It is an unfortunate fact of life that most people do not read books of poetry on a regular basis, if at all. This does not mean, however, that there are not remarkable works of poetry sitting on our library shelves, deserving to be considered great books you may have missed. Poetry will be occasionally, though not regularly, be featured on this blog, and there’s no better place to start than here, with Picnic, Lightning (1998) by Billy Collins.

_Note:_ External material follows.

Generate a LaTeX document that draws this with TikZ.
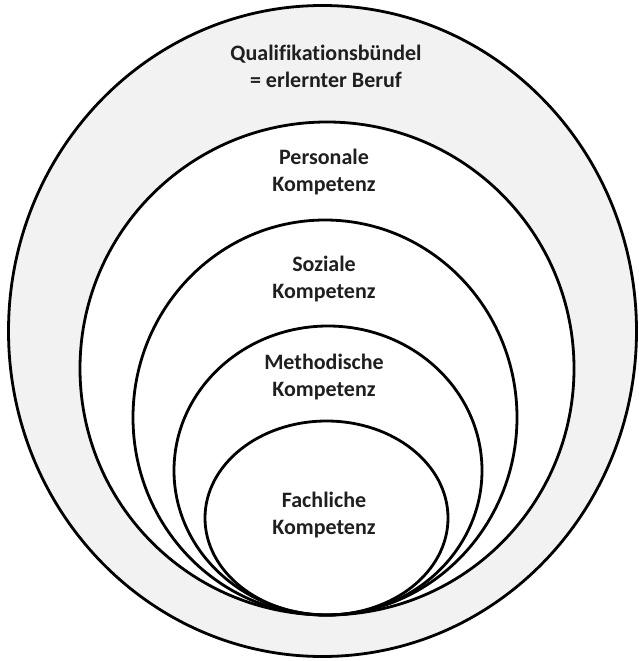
\documentclass[tikz,border=0pt]{standalone}
\usepackage{fontspec}
\setmainfont{Carlito}[Ligatures=NoCommon]
\begin{document}
\begin{tikzpicture}[x=1pt,y=-1pt,
  ring/.style={draw=black,line width=2.8pt},
  label/.style={align=center,font=\bfseries\fontsize{22}{27}\selectfont,text=black!88}]
\useasboundingbox (0,0) rectangle (638,661);
% nested competence rings, all touching at the bottom
\draw[ring,fill=black!5] (322.5,331) ellipse [x radius=314,y radius=325.5];
\draw[ring,fill=white] (327,368.5) ellipse [x radius=247,y radius=246.5];
\draw[ring] (325,417.5) ellipse [x radius=192,y radius=197.5];
\draw[ring] (328,470.5) ellipse [x radius=154,y radius=144.5];
\draw[ring] (326.5,518) ellipse [x radius=121.5,y radius=97];
% labels
\node[label] (quali) at (326,66) {Qualifikationsbündel\\= erlernter Beruf};
\node[label] (pers) at (324,172) {Personale\\Kompetenz};
\node[label] (soz) at (324,279) {Soziale\\Kompetenz};
\node[label] (meth) at (324,377) {Methodische\\Kompetenz};
\node[label] (fach) at (324,515) {Fachliche\\Kompetenz};
\end{tikzpicture}
\end{document}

I came to Collins’ work a few years before 1998 with The Art of Drowning, and while I loved that book, I fell completely in love with Picnic, Lightning. There are some truly wonderful pieces here, such as “The Death of the Hat,” “Looking West,” “I Go Back to the House For a Book,” and “Japan.” These pieces exemplify his greatest gift, which is to build elegant, colloquial poems that focus on common enough topics, but contain a unique twist that changes the ordinary into the extraordinary. I believe this is his finest collection, and one that everyone who appreciates literature of any form or genre would enjoy.
In recent years, although his continued popularity and sales figures would suggest otherwise, I fear Billy Collins has begun to write a little too much like “Billy Collins.” The twists and elegance of his early work has occasionally become a model he’s returned to a few times too often. This is not an uncommon problem for writers who find themselves suddenly thrust into realms of notoriety rarely seen in their respective fields – being a two-time Poet Laureate and national bestseller is a rare thing in American poetry. His more recent work feels as if he’s trying to recapture something, rather than trying to discover some new element of his craft. So, if you’ve only read one of his more recent collections, go back to earlier works such as Picnic, Drowning, Questions About Angels, or the wonderful, collected edition Sailing Alone Around the Room.